§ **To do**: Write out the material exactly, leaving every picture behind.

>> Begin Dataset excerpt

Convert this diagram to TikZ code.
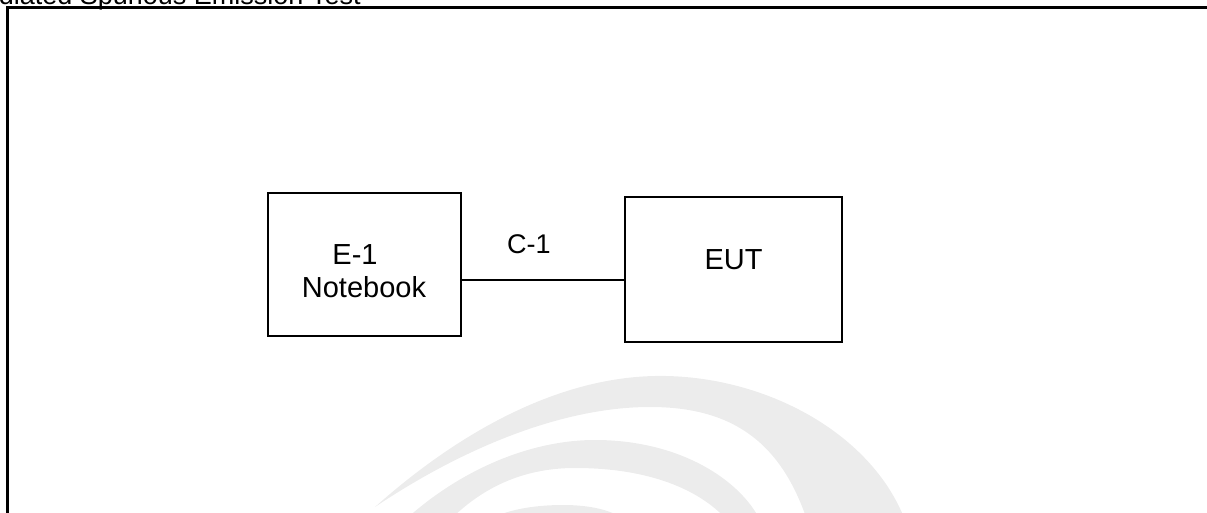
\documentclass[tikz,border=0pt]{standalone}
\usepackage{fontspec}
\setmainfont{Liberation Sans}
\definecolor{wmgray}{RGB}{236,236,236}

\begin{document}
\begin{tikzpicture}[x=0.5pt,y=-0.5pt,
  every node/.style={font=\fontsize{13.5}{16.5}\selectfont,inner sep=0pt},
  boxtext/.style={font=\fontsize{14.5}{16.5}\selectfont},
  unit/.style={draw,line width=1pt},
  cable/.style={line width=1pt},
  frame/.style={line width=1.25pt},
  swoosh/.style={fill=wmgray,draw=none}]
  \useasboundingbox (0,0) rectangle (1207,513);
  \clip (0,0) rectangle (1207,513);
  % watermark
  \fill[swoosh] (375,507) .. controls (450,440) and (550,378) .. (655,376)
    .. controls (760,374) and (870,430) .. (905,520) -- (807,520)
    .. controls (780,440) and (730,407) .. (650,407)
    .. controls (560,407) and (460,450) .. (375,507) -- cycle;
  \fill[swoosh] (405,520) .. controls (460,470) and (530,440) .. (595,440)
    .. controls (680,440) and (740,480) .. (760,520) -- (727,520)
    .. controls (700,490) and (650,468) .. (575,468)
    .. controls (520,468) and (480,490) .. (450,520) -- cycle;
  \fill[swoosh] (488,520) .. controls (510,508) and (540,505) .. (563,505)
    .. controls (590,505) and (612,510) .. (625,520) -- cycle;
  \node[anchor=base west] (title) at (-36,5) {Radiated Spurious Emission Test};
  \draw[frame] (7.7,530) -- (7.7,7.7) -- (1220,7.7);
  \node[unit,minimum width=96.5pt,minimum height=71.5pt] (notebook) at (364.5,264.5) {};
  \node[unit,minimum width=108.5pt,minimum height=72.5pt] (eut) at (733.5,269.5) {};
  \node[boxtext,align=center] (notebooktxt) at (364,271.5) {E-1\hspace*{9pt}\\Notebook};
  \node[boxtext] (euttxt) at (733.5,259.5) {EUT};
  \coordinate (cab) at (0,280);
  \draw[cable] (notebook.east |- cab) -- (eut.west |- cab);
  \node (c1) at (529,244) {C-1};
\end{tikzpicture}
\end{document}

>> End Dataset excerpt

§ **Result of the exercise**:
Convert this diagram to TikZ code.
\documentclass[tikz,border=0pt]{standalone}
\usepackage{fontspec}
\setmainfont{Liberation Sans}
\definecolor{wmgray}{RGB}{236,236,236}

\begin{document}
\begin{tikzpicture}[x=0.5pt,y=-0.5pt,
  every node/.style={font=\fontsize{13.5}{16.5}\selectfont,inner sep=0pt},
  boxtext/.style={font=\fontsize{14.5}{16.5}\selectfont},
  unit/.style={draw,line width=1pt},
  cable/.style={line width=1pt},
  frame/.style={line width=1.25pt},
  swoosh/.style={fill=wmgray,draw=none}]
  \useasboundingbox (0,0) rectangle (1207,513);
  \clip (0,0) rectangle (1207,513);
  % watermark
  \fill[swoosh] (375,507) .. controls (450,440) and (550,378) .. (655,376)
    .. controls (760,374) and (870,430) .. (905,520) -- (807,520)
    .. controls (780,440) and (730,407) .. (650,407)
    .. controls (560,407) and (460,450) .. (375,507) -- cycle;
  \fill[swoosh] (405,520) .. controls (460,470) and (530,440) .. (595,440)
    .. controls (680,440) and (740,480) .. (760,520) -- (727,520)
    .. controls (700,490) and (650,468) .. (575,468)
    .. controls (520,468) and (480,490) .. (450,520) -- cycle;
  \fill[swoosh] (488,520) .. controls (510,508) and (540,505) .. (563,505)
    .. controls (590,505) and (612,510) .. (625,520) -- cycle;
  \node[anchor=base west] (title) at (-36,5) {Radiated Spurious Emission Test};
  \draw[frame] (7.7,530) -- (7.7,7.7) -- (1220,7.7);
  \node[unit,minimum width=96.5pt,minimum height=71.5pt] (notebook) at (364.5,264.5) {};
  \node[unit,minimum width=108.5pt,minimum height=72.5pt] (eut) at (733.5,269.5) {};
  \node[boxtext,align=center] (notebooktxt) at (364,271.5) {E-1\hspace*{9pt}\\Notebook};
  \node[boxtext] (euttxt) at (733.5,259.5) {EUT};
  \coordinate (cab) at (0,280);
  \draw[cable] (notebook.east |- cab) -- (eut.west |- cab);
  \node (c1) at (529,244) {C-1};
\end{tikzpicture}
\end{document}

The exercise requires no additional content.